Reactivate what you already have
The fastest pipeline is the pipeline you already touched. Closed-lost and gone-quiet deals convert far cheaper than net-new prospects.
Mine your closed-lost from the last 12 months
Pull every opportunity marked lost or stalled. Sort by reason. Deals lost to "timing" or "budget" are prime reactivation targets in Q3 because budgets often reset or free up in Q4. Send a short, specific note referencing the original conversation, not a generic "just checking in."
Run a current-client expansion sweep
Existing clients are the most overlooked source of new revenue. Book a value-review call with every active account and surface adjacent work, retainers, or referrals.
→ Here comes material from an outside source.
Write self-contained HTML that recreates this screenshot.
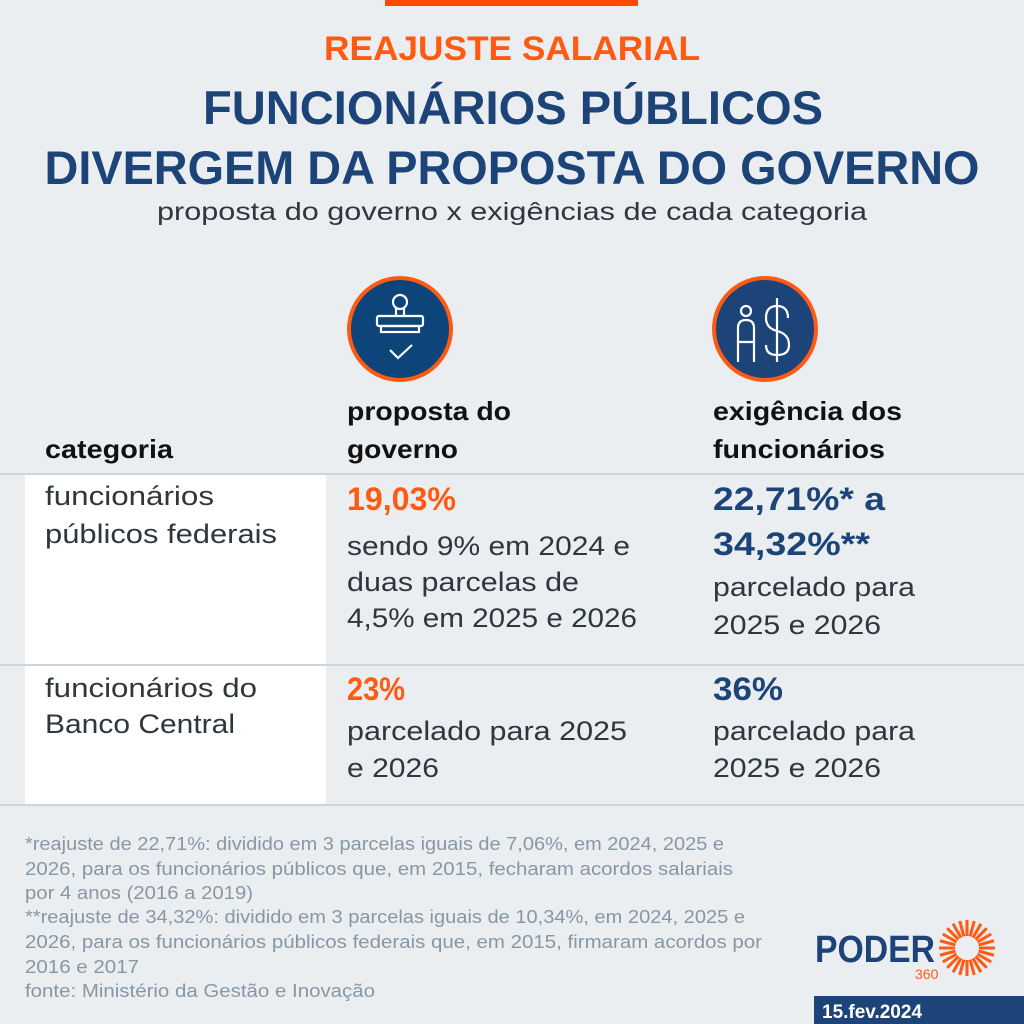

Strong account expansion shares a lot with account-based marketing motions — you're going deep on known accounts instead of casting wide.
Rebuild top-of-funnel with the right mix
If the gap is structural, you need volume back. The question is where it comes from. Inbound takes longer to spin up; outbound is faster but noisier. Understanding the tradeoffs between inbound and outbound pipeline matters here because Q3 leaves little time for a slow inbound build.
A realistic 30-day plan:
- Week 1 — Tighten your ICP and trim the prospect list to high-fit accounts only. Quality beats volume when time is short.
- Week 2 — Launch focused outbound to 100-150 named accounts with a single, sharp offer (an audit, a teardown, a workshop).
- Week 3 — Re-engage your referral network and past clients with a specific ask, not a vague "keep us in mind."
- Week 4 — Measure reply and meeting rates against baseline and double down on whatever's landing.
Sharpen your discovery, not just your volume
More meetings don't help if you fumble them. When pipeline is thin, every conversation counts more. Tighten how your team prepares for sales discovery calls so qualified prospects don't slip out the back. A consistent qualification framework also helps — many agencies underuse structured methods like MEDDIC for complex deals and lose forecast accuracy as a result.